Here is the story on how that is done in Europe (I'm not quite sure how
that is done here, although after I told my dealer about my '86 5K SCT
being in an accident they asked if I would release it to them, after the
insurance estimate was done (the car was totalled for sure).)
In Europe however, after a person reports an accident, the company is
notified by police and a special team is sent to the cite of the accident
to inspect the car first hand. Approximately 100 page report is filled out
about every little detail. After that two things can happen. If the car
is totalled, the manufacturer will ask you (or your insurance) to release
the car to
them for further testing and analysis. If the car is not totalled, the
manufacturer will ask you to release the car to them for one business day
during which the car will be examined before going to repair shop.

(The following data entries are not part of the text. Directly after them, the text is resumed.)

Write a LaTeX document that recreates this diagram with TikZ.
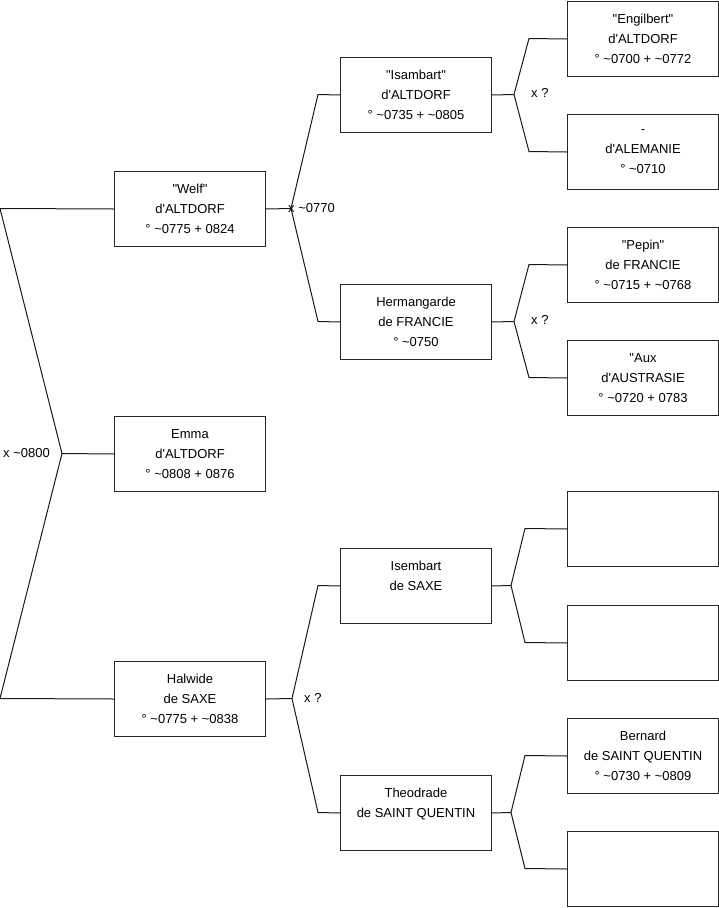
\documentclass[tikz,border=0pt]{standalone}
\usepackage{fontspec}
\setmainfont{Liberation Sans}
\newcommand{\dq}{\textquotedbl}
\newcommand{\sq}{\textquotesingle}
\begin{document}
\begin{tikzpicture}[x=1pt,y=-1pt,
  person/.style={draw=black!85,line width=1pt,anchor=north west,minimum width=151pt,minimum height=75pt,inner sep=0pt,align=center,font=\fontsize{13}{20}\selectfont},
  link/.style={draw=black!90,line width=1pt},
  lab/.style={anchor=west,inner sep=0pt,font=\fontsize{13}{16}\selectfont}]
\useasboundingbox (0,0) rectangle (719,908);
% column 1
\node[person] (welf) at (114,171) {\dq Welf\dq\\d\sq ALTDORF\\° \textasciitilde 0775 + 0824};
\node[person] (emma) at (114,416) {Emma\\d\sq ALTDORF\\° \textasciitilde 0808 + 0876};
\node[person] (halwide) at (114,661) {Halwide\\de SAXE\\° \textasciitilde 0775 + \textasciitilde 0838};
% column 2
\node[person] (isambart) at (340,57) {\dq Isambart\dq\\d\sq ALTDORF\\° \textasciitilde 0735 + \textasciitilde 0805};
\node[person] (herman) at (340,284) {Hermangarde\\de FRANCIE\\° \textasciitilde 0750};
\node[person] (isembart) at (340,548) {Isembart\\de SAXE\\\mbox{}};
\node[person] (theodrade) at (340,775) {Theodrade\\de SAINT QUENTIN\\\mbox{}};
% column 3
\node[person] (engilbert) at (567,1) {\dq Engilbert\dq\\d\sq ALTDORF\\° \textasciitilde 0700 + \textasciitilde 0772};
\node[person] (alemanie) at (567,114) {-\\d\sq ALEMANIE\\° \textasciitilde 0710};
\node[person] (pepin) at (567,227) {\dq Pepin\dq\\de FRANCIE\\° \textasciitilde 0715 + \textasciitilde 0768};
\node[person] (aux) at (567,340) {\dq Aux\\d\sq AUSTRASIE\\° \textasciitilde 0720 + 0783};
\node[person] (e1) at (567,491) {};
\node[person] (e2) at (567,605) {};
\node[person] (bernard) at (567,718) {Bernard\\de SAINT QUENTIN\\° \textasciitilde 0730 + \textasciitilde 0809};
\node[person] (e3) at (567,831) {};
% coordinates
\coordinate (a1) at (0,208.5);
\coordinate (a2) at (62,453.5);
\coordinate (a3) at (0,698.5);
\coordinate (b1) at (318,94.5);
\coordinate (b2) at (291,208.5);
\coordinate (b3) at (318,321.5);
\coordinate (c1) at (529,38.5);
\coordinate (c2) at (514,94.5);
\coordinate (c3) at (529,151.5);
\coordinate (d1) at (529,264.5);
\coordinate (d2) at (514,321.5);
\coordinate (d3) at (529,377.5);
\coordinate (f1) at (318,585.5);
\coordinate (f2) at (292,698.5);
\coordinate (f3) at (318,812.5);
\coordinate (g1) at (525,528.5);
\coordinate (g2) at (511,585.5);
\coordinate (g3) at (525,642.5);
\coordinate (h1) at (525,755.5);
\coordinate (h2) at (511,812.5);
\coordinate (h3) at (525,868.5);
% connectors
\draw[link] (welf.west) -- (a1) -- (a2) -- (a3) -- (halwide.west);
\draw[link] (a2) -- (emma.west);
\draw[link] (welf.east) -- (b2);
\draw[link] (isambart.west) -- (b1) -- (b2) -- (b3) -- (herman.west);
\draw[link] (isambart.east) -- (c2);
\draw[link] (engilbert.west) -- (c1) -- (c2) -- (c3) -- (alemanie.west);
\draw[link] (herman.east) -- (d2);
\draw[link] (pepin.west) -- (d1) -- (d2) -- (d3) -- (aux.west);
\draw[link] (halwide.east) -- (f2);
\draw[link] (isembart.west) -- (f1) -- (f2) -- (f3) -- (theodrade.west);
\draw[link] (isembart.east) -- (g2);
\draw[link] (e1.west) -- (g1) -- (g2) -- (g3) -- (e2.west);
\draw[link] (theodrade.east) -- (h2);
\draw[link] (bernard.west) -- (h1) -- (h2) -- (h3) -- (e3.west);
% labels
\node[lab] (l1) at (3,453) {x \textasciitilde 0800};
\node[lab] (l2) at (288,208) {x \textasciitilde 0770};
\node[lab] (l3) at (531,93) {x ?};
\node[lab] (l4) at (531,320) {x ?};
\node[lab] (l5) at (304,698) {x ?};
\end{tikzpicture}
\end{document}
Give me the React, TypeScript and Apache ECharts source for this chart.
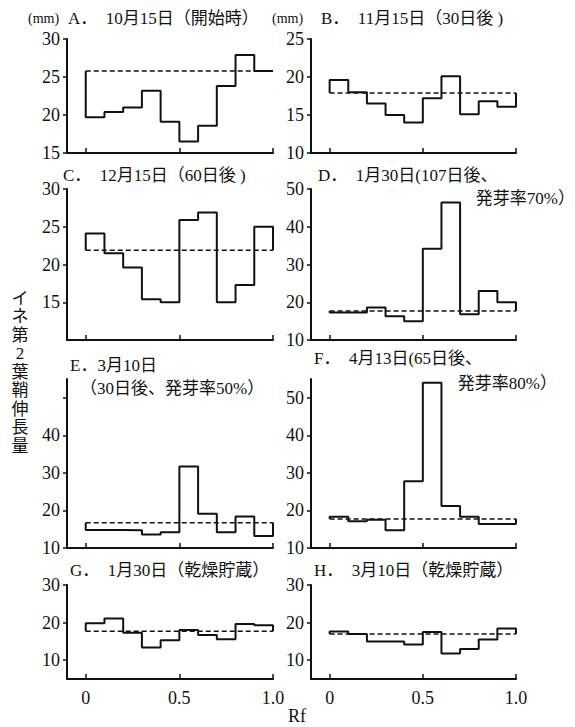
import React, { useEffect, useRef } from "react";
import * as echarts from "echarts";

// Rf bin edges (10 bins of 0.1)
const rfEdges = [0, 0.1, 0.2, 0.3, 0.4, 0.5, 0.6, 0.7, 0.8, 0.9, 1.0];
const rfTicks = [0, 0.5, 1.0];
const rfTickLabels = ["0", "0.5", "1.0"];

// Panel values (mm) per Rf bin, and control (dashed) level
const valuesA = [19.7, 20.4, 21.0, 23.2, 19.1, 16.5, 18.6, 23.8, 27.9, 25.8];
const controlA = 25.8;
const valuesB = [19.6, 18.0, 16.5, 15.0, 14.0, 17.2, 20.1, 15.1, 16.8, 16.1];
const controlB = 17.9;
const valuesC = [24.1, 21.5, 19.6, 15.4, 15.0, 25.9, 26.9, 15.0, 17.3, 25.0];
const controlC = 21.9;
const valuesD = [17.3, 17.3, 18.6, 16.3, 15.0, 34.2, 46.4, 16.8, 23.0, 20.0];
const controlD = 17.7;
const valuesE = [14.8, 14.8, 14.7, 13.6, 14.2, 31.7, 19.1, 14.2, 18.4, 13.2];
const controlE = 16.7;
const valuesF = [18.3, 17.1, 17.5, 14.7, 27.8, 54.0, 21.2, 18.3, 16.4, 16.4];
const controlF = 17.7;
const valuesG = [19.8, 21.1, 17.3, 13.4, 15.3, 18.0, 16.7, 15.6, 19.6, 19.3];
const controlG = 17.7;
const valuesH = [17.6, 17.0, 15.0, 15.0, 14.2, 17.5, 11.8, 13.0, 15.5, 18.4];
const controlH = 17.0;

// Y axis ranges, ticks and tick labels
const yRangeA = [15, 30];
const yTicksA = [15, 20, 25, 30];
const yLabelsA = [15, 20, 25, 30];
const yRangeB = [10, 25];
const yTicksB = [10, 15, 20, 25];
const yLabelsB = [10, 15, 20, 25];
const yRangeC = [10, 30];
const yTicksC = [15, 20, 25, 30];
const yLabelsC = [15, 20, 25, 30];
const yRangeD = [10, 50];
const yTicksD = [10, 20, 30, 40, 50];
const yLabelsD = [10, 20, 30, 40, 50];
const yRangeE = [10, 55];
const yTicksE = [10, 20, 30, 40, 50];
const yLabelsE = [10, 20, 30, 40];
const yRangeF = [10, 55];
const yTicksF = [10, 20, 30, 40, 50];
const yLabelsF = [10, 20, 30, 40, 50];
const yRangeG = [5, 30];
const yTicksG = [10, 20, 30];
const yLabelsG = [10, 20, 30];
const yRangeH = [5, 30];
const yTicksH = [10, 20, 30];
const yLabelsH = [10, 20, 30];

const NB = "\u00a0";
const titleA = `A．${NB}${NB}10月15日（開始時）`;
const titleB = `B．${NB}${NB}11月15日（30日後${NB})`;
const titleC = `C．${NB}${NB}12月15日（60日後${NB})`;
const titleD1 = `D．${NB}${NB}1月30日(107日後、`;
const titleD2 = "発芽率70%）";
const titleE1 = "E．3月10日";
const titleE2 = "（30日後、発芽率50%）";
const titleF1 = `F．${NB}${NB}4月13日(65日後、`;
const titleF2 = "発芽率80%）";
const titleG = `G．${NB}${NB}1月30日（乾燥貯蔵）`;
const titleH = `H．${NB}${NB}3月10日（乾燥貯蔵）`;
const unitLabel = "(mm)";
const yAxisTitle = "イネ第2葉鞘伸長量";
const xAxisTitle = "Rf";

const FONT = "Liberation Serif, Times New Roman, DejaVu Serif, Noto Sans CJK JP, serif";
const INK = "#111";

function stepPoints(values: number[], control: number) {
  const pts: number[][] = [[rfEdges[0], control]];
  values.forEach((v, i) => {
    pts.push([rfEdges[i], v]);
    pts.push([rfEdges[i + 1], v]);
  });
  pts.push([rfEdges[rfEdges.length - 1], control]);
  return pts;
}

export default function App() {
  const ref = useRef<HTMLDivElement>(null);
  useEffect(() => {
    if (!ref.current) return;
    const chart = echarts.init(ref.current, undefined, { renderer: "svg" });

    const panels = [
      { v: valuesA, c: controlA, r: yRangeA, t: yTicksA, l: yLabelsA },
      { v: valuesB, c: controlB, r: yRangeB, t: yTicksB, l: yLabelsB },
      { v: valuesC, c: controlC, r: yRangeC, t: yTicksC, l: yLabelsC },
      { v: valuesD, c: controlD, r: yRangeD, t: yTicksD, l: yLabelsD },
      { v: valuesE, c: controlE, r: yRangeE, t: yTicksE, l: yLabelsE },
      { v: valuesF, c: controlF, r: yRangeF, t: yTicksF, l: yLabelsF },
      { v: valuesG, c: controlG, r: yRangeG, t: yTicksG, l: yLabelsG },
      { v: valuesH, c: controlH, r: yRangeH, t: yTicksH, l: yLabelsH },
    ];
    const colLeft = [67, 311];
    const colWidth = [206, 205];
    const rowTop = [39, 189, 379, 585];
    const rowHeight = [114, 151, 169, 94];

    const grid: any[] = [];
    const xAxis: any[] = [];
    const yAxis: any[] = [];
    const series: any[] = [];
    panels.forEach((p, i) => {
      const col = i % 2;
      const row = Math.floor(i / 2);
      grid.push({
        left: colLeft[col],
        top: rowTop[row],
        width: colWidth[col],
        height: rowHeight[row],
        containLabel: false,
      });
      xAxis.push({
        type: "value",
        gridIndex: i,
        min: -0.1,
        max: 1.0,
        axisLine: { show: true, onZero: false, lineStyle: { color: INK, width: 2 } },
        axisTick: { show: true, inside: true, length: 5, customValues: rfTicks, lineStyle: { color: INK, width: 1.5 } },
        axisLabel: {
          show: row === 3,
          customValues: rfTicks,
          margin: 10,
          formatter: (val: number) => rfTickLabels[rfTicks.indexOf(val)] ?? "",
          fontFamily: FONT,
          fontSize: 18,
          color: INK,
        },
        splitLine: { show: false },
      });
      yAxis.push({
        type: "value",
        gridIndex: i,
        min: p.r[0],
        max: p.r[1],
        axisLine: { show: true, onZero: false, lineStyle: { color: INK, width: 2 } },
        axisTick: { show: true, inside: false, length: 4, customValues: p.t, lineStyle: { color: INK, width: 1.5 } },
        axisLabel: {
          show: true,
          customValues: p.l,
          margin: 7,
          fontFamily: FONT,
          fontSize: 18,
          color: INK,
        },
        splitLine: { show: false },
      });
      series.push({
        type: "line",
        xAxisIndex: i,
        yAxisIndex: i,
        data: [[0, p.c], [1.0, p.c]],
        symbol: "none",
        lineStyle: { color: INK, width: 1.5, type: [5, 3] },
        z: 2,
      });
      series.push({
        type: "line",
        xAxisIndex: i,
        yAxisIndex: i,
        data: stepPoints(p.v, p.c),
        symbol: "none",
        lineStyle: { color: INK, width: 2 },
        z: 3,
      });
    });

    const txt = (text: string, x: number, y: number, size: number, align = "left", extra: any = {}) => ({
      type: "text",
      x,
      y,
      style: {
        text,
        fontFamily: FONT,
        fontSize: size,
        fill: INK,
        align,
        verticalAlign: "middle",
        ...extra,
      },
    });

    const graphic = [
      txt(unitLabel, 28, 18, 14),
      txt(titleA, 68, 18, 17),
      txt(unitLabel, 272, 18, 14),
      txt(titleB, 321, 18, 17),
      txt(titleC, 63, 175, 17),
      txt(titleD1, 318, 175, 17),
      txt(titleD2, 575, 198, 17, "right"),
      txt(titleE1, 70, 365, 17),
      txt(titleE2, 80, 388, 17),
      txt(titleF1, 314, 358, 17),
      txt(titleF2, 557, 383, 17, "right"),
      txt(titleG, 70, 570, 17),
      txt(titleH, 314, 570, 17),
      {
        type: "text",
        x: 20,
        y: 289,
        style: {
          text: yAxisTitle.split("").join("\n"),
          fontFamily: FONT,
          fontSize: 17,
          lineHeight: 18.5,
          fill: INK,
          align: "center",
          verticalAlign: "top",
        },
      },
      txt(xAxisTitle, 297, 716, 18, "center"),
    ];

    chart.setOption({
      animation: false,
      backgroundColor: "#fff",
      grid,
      xAxis,
      yAxis,
      series,
      graphic,
    });
    return () => chart.dispose();
  }, []);

  return (
    <div
      ref={ref}
      style={{ position: "fixed", left: 0, top: 0, width: 575, height: 727, background: "#fff" }}
    />
  );
}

The idea was first implemented be Mercedes in 1960s when they realised
that energy absorbtion was the best way to save people inside the
vehicle. So they needed some real world data to design bodies that were
better at absorbtion. Since then there are more and more manufacturers
that have picked up and implemented this idea.
far as I know, this is done by most manufacturers in Europe - Volvo,
Mercedes, BMW, AUDI, Ferrary, Alfa R.... There are just few exceptions
and the one I know for sure is Opel.
And I absolutely agree that learning from the real world is the best way.